Problem details:
Retype each line of the listing below, from the first through the one holding "import * as", with no other lines.

Material provided:
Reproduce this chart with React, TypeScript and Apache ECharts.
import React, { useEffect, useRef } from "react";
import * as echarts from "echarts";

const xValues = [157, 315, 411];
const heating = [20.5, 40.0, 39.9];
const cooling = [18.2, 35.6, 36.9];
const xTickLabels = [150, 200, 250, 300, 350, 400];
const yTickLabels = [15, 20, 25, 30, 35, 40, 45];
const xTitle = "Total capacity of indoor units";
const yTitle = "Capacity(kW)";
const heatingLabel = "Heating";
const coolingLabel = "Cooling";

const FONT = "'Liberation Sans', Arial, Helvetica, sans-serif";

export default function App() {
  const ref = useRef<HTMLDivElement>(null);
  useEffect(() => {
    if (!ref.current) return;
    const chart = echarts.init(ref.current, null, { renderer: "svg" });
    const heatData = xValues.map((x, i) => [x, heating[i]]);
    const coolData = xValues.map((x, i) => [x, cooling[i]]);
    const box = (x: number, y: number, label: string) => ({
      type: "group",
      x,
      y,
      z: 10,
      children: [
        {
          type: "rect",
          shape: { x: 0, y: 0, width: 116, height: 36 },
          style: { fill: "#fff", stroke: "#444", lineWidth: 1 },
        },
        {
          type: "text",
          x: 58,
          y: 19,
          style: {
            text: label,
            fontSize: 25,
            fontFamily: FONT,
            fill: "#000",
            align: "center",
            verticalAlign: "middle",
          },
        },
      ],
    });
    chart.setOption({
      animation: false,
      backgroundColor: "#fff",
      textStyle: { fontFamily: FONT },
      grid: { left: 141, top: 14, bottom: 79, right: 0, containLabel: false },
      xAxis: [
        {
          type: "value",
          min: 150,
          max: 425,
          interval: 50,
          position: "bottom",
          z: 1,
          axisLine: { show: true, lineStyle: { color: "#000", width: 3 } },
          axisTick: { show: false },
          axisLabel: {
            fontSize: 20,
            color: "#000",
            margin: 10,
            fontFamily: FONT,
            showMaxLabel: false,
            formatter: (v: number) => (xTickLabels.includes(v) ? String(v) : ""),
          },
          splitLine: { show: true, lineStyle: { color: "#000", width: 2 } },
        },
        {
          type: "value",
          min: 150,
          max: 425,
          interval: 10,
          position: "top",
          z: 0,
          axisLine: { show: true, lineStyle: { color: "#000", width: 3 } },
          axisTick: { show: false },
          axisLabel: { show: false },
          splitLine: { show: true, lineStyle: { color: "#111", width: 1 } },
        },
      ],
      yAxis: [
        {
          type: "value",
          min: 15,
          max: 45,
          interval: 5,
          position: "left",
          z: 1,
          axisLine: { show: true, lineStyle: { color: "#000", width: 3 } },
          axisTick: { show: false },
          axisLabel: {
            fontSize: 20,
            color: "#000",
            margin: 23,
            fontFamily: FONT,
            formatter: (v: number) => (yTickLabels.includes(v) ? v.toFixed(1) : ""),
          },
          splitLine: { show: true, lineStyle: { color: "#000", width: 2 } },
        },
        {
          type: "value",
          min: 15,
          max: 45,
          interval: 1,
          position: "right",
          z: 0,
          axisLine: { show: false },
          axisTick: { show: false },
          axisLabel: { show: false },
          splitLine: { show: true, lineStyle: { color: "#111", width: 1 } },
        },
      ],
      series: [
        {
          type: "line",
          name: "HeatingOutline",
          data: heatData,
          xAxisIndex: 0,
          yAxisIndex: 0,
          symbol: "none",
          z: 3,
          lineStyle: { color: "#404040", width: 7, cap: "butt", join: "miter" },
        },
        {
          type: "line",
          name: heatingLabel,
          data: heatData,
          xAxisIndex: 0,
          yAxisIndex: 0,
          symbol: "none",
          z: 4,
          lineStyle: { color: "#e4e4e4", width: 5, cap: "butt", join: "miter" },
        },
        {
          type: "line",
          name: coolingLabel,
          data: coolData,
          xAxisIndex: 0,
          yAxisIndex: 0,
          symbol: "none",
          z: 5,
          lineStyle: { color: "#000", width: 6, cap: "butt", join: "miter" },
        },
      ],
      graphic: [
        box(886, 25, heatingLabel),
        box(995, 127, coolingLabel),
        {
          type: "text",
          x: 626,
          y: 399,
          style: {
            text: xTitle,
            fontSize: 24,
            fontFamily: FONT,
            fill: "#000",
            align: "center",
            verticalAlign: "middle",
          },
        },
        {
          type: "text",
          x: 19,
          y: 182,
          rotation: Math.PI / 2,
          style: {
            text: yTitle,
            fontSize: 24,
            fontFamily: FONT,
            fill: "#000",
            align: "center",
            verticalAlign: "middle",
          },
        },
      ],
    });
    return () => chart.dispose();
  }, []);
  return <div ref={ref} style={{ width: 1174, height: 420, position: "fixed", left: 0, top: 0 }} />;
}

Exercise solution:
Reproduce this chart with React, TypeScript and Apache ECharts.
import React, { useEffect, useRef } from "react";
import * as echarts from "echarts";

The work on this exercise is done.